> [Directions for this task]: Repeat each line of the material exactly.

> [Information provided]:
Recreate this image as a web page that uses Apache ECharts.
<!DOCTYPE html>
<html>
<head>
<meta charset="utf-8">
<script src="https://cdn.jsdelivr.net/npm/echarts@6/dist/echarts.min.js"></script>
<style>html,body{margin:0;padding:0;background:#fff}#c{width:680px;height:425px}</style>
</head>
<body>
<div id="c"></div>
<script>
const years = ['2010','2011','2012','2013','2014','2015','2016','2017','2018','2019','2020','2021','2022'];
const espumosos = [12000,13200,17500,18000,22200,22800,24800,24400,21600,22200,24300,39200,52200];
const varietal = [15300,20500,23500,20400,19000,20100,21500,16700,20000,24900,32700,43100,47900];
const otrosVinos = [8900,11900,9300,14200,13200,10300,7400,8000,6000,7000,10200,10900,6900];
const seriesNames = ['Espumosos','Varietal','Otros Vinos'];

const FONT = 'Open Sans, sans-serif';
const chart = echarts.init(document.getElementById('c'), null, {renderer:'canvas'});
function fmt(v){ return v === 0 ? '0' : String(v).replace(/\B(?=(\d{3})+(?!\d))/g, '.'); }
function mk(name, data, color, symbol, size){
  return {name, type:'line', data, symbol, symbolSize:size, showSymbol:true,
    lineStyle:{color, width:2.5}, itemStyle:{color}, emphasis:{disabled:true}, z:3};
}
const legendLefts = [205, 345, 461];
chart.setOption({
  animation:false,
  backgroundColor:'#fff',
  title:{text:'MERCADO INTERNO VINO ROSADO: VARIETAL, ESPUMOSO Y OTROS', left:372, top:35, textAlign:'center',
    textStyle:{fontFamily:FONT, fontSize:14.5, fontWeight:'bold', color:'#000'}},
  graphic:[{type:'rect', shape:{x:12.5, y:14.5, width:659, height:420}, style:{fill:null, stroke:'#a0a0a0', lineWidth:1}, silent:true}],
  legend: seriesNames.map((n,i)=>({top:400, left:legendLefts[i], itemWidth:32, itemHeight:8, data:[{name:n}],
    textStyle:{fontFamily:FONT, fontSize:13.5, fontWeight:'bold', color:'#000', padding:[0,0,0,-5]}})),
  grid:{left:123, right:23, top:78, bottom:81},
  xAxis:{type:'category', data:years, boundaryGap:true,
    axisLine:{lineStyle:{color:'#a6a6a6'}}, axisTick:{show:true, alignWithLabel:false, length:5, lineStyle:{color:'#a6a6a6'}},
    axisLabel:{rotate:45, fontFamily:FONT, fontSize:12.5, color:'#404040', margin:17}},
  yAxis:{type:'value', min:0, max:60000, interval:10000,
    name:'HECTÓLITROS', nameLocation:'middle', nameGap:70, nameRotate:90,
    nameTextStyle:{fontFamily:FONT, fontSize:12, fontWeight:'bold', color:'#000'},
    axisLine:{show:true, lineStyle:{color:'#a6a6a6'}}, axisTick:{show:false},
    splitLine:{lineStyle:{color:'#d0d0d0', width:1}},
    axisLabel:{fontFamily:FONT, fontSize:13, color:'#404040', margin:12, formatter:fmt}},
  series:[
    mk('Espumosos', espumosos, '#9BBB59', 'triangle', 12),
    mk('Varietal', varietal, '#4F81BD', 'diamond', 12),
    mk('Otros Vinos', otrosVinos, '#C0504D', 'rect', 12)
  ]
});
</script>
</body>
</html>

> [Problem solution]:
Recreate this image as a web page that uses Apache ECharts.
<!DOCTYPE html>
<html>
<head>
<meta charset="utf-8">
<script src="https://cdn.jsdelivr.net/npm/echarts@6/dist/echarts.min.js"></script>
<style>html,body{margin:0;padding:0;background:#fff}#c{width:680px;height:425px}</style>
</head>
<body>
<div id="c"></div>
<script>
const years = ['2010','2011','2012','2013','2014','2015','2016','2017','2018','2019','2020','2021','2022'];
const espumosos = [12000,13200,17500,18000,22200,22800,24800,24400,21600,22200,24300,39200,52200];
const varietal = [15300,20500,23500,20400,19000,20100,21500,16700,20000,24900,32700,43100,47900];
const otrosVinos = [8900,11900,9300,14200,13200,10300,7400,8000,6000,7000,10200,10900,6900];
const seriesNames = ['Espumosos','Varietal','Otros Vinos'];

const FONT = 'Open Sans, sans-serif';
const chart = echarts.init(document.getElementById('c'), null, {renderer:'canvas'});
function fmt(v){ return v === 0 ? '0' : String(v).replace(/\B(?=(\d{3})+(?!\d))/g, '.'); }
function mk(name, data, color, symbol, size){
  return {name, type:'line', data, symbol, symbolSize:size, showSymbol:true,
    lineStyle:{color, width:2.5}, itemStyle:{color}, emphasis:{disabled:true}, z:3};
}
const legendLefts = [205, 345, 461];
chart.setOption({
  animation:false,
  backgroundColor:'#fff',
  title:{text:'MERCADO INTERNO VINO ROSADO: VARIETAL, ESPUMOSO Y OTROS', left:372, top:35, textAlign:'center',
    textStyle:{fontFamily:FONT, fontSize:14.5, fontWeight:'bold', color:'#000'}},
  graphic:[{type:'rect', shape:{x:12.5, y:14.5, width:659, height:420}, style:{fill:null, stroke:'#a0a0a0', lineWidth:1}, silent:true}],
  legend: seriesNames.map((n,i)=>({top:400, left:legendLefts[i], itemWidth:32, itemHeight:8, data:[{name:n}],
    textStyle:{fontFamily:FONT, fontSize:13.5, fontWeight:'bold', color:'#000', padding:[0,0,0,-5]}})),
  grid:{left:123, right:23, top:78, bottom:81},
  xAxis:{type:'category', data:years, boundaryGap:true,
    axisLine:{lineStyle:{color:'#a6a6a6'}}, axisTick:{show:true, alignWithLabel:false, length:5, lineStyle:{color:'#a6a6a6'}},
    axisLabel:{rotate:45, fontFamily:FONT, fontSize:12.5, color:'#404040', margin:17}},
  yAxis:{type:'value', min:0, max:60000, interval:10000,
    name:'HECTÓLITROS', nameLocation:'middle', nameGap:70, nameRotate:90,
    nameTextStyle:{fontFamily:FONT, fontSize:12, fontWeight:'bold', color:'#000'},
    axisLine:{show:true, lineStyle:{color:'#a6a6a6'}}, axisTick:{show:false},
    splitLine:{lineStyle:{color:'#d0d0d0', width:1}},
    axisLabel:{fontFamily:FONT, fontSize:13, color:'#404040', margin:12, formatter:fmt}},
  series:[
    mk('Espumosos', espumosos, '#9BBB59', 'triangle', 12),
    mk('Varietal', varietal, '#4F81BD', 'diamond', 12),
    mk('Otros Vinos', otrosVinos, '#C0504D', 'rect', 12)
  ]
});
</script>
</body>
</html>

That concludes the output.